----- Data extract

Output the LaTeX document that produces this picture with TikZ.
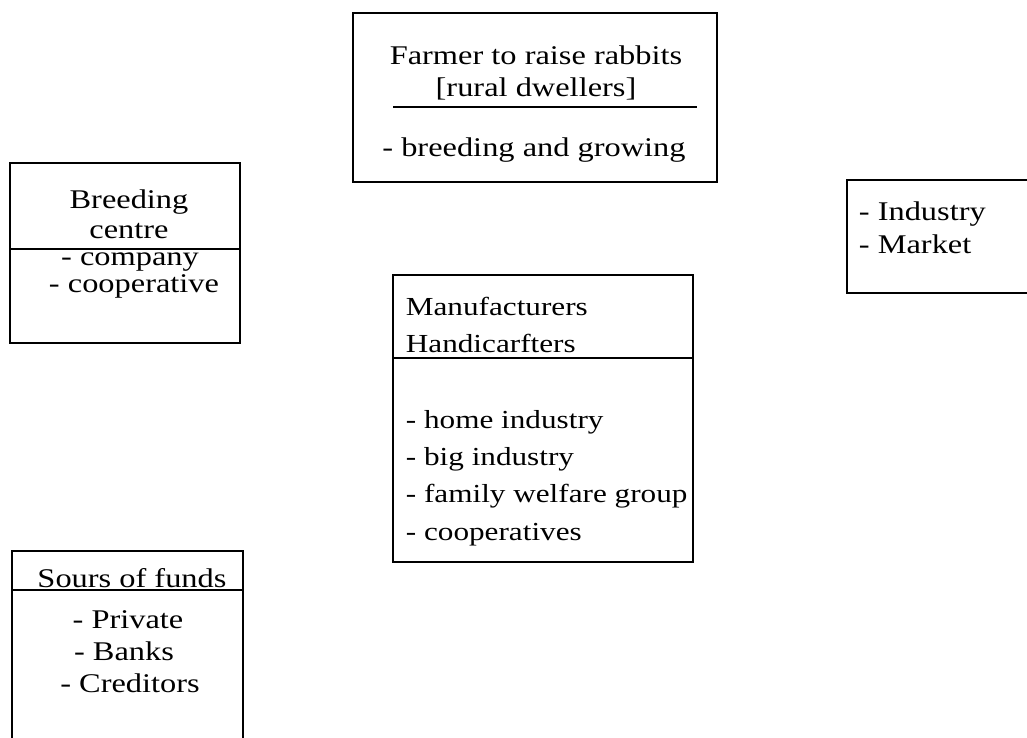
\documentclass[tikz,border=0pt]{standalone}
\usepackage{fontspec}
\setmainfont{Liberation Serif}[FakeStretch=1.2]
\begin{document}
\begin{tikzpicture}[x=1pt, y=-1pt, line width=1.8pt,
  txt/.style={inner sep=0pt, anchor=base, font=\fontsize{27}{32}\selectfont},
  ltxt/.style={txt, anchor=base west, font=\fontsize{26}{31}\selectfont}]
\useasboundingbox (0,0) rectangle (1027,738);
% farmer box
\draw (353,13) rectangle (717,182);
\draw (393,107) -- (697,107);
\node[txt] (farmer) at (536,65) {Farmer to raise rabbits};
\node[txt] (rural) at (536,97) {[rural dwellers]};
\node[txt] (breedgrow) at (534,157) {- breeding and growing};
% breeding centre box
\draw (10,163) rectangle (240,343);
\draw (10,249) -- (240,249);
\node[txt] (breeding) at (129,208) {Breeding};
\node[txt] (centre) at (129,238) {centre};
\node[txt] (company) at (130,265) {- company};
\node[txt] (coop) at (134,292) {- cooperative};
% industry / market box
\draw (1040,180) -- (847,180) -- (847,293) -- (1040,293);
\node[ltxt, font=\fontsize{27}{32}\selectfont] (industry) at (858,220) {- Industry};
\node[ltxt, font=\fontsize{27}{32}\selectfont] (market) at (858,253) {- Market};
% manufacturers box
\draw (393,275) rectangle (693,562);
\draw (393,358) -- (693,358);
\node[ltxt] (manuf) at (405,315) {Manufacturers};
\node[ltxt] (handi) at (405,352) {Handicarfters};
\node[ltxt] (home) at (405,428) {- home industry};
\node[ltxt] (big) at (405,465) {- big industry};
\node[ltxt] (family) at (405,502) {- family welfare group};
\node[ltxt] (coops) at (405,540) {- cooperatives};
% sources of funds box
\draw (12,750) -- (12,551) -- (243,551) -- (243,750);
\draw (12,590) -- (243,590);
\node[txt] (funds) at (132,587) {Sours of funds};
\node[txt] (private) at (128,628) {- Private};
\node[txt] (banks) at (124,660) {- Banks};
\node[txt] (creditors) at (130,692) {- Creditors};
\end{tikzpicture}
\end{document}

----------

> [Aim] Your copy of the data should match it exactly, except that pictures are left out.

> [Exercise solution]
Output the LaTeX document that produces this picture with TikZ.
\documentclass[tikz,border=0pt]{standalone}
\usepackage{fontspec}
\setmainfont{Liberation Serif}[FakeStretch=1.2]
\begin{document}
\begin{tikzpicture}[x=1pt, y=-1pt, line width=1.8pt,
  txt/.style={inner sep=0pt, anchor=base, font=\fontsize{27}{32}\selectfont},
  ltxt/.style={txt, anchor=base west, font=\fontsize{26}{31}\selectfont}]
\useasboundingbox (0,0) rectangle (1027,738);
% farmer box
\draw (353,13) rectangle (717,182);
\draw (393,107) -- (697,107);
\node[txt] (farmer) at (536,65) {Farmer to raise rabbits};
\node[txt] (rural) at (536,97) {[rural dwellers]};
\node[txt] (breedgrow) at (534,157) {- breeding and growing};
% breeding centre box
\draw (10,163) rectangle (240,343);
\draw (10,249) -- (240,249);
\node[txt] (breeding) at (129,208) {Breeding};
\node[txt] (centre) at (129,238) {centre};
\node[txt] (company) at (130,265) {- company};
\node[txt] (coop) at (134,292) {- cooperative};
% industry / market box
\draw (1040,180) -- (847,180) -- (847,293) -- (1040,293);
\node[ltxt, font=\fontsize{27}{32}\selectfont] (industry) at (858,220) {- Industry};
\node[ltxt, font=\fontsize{27}{32}\selectfont] (market) at (858,253) {- Market};
% manufacturers box
\draw (393,275) rectangle (693,562);
\draw (393,358) -- (693,358);
\node[ltxt] (manuf) at (405,315) {Manufacturers};
\node[ltxt] (handi) at (405,352) {Handicarfters};
\node[ltxt] (home) at (405,428) {- home industry};
\node[ltxt] (big) at (405,465) {- big industry};
\node[ltxt] (family) at (405,502) {- family welfare group};
\node[ltxt] (coops) at (405,540) {- cooperatives};
% sources of funds box
\draw (12,750) -- (12,551) -- (243,551) -- (243,750);
\draw (12,590) -- (243,590);
\node[txt] (funds) at (132,587) {Sours of funds};
\node[txt] (private) at (128,628) {- Private};
\node[txt] (banks) at (124,660) {- Banks};
\node[txt] (creditors) at (130,692) {- Creditors};
\end{tikzpicture}
\end{document}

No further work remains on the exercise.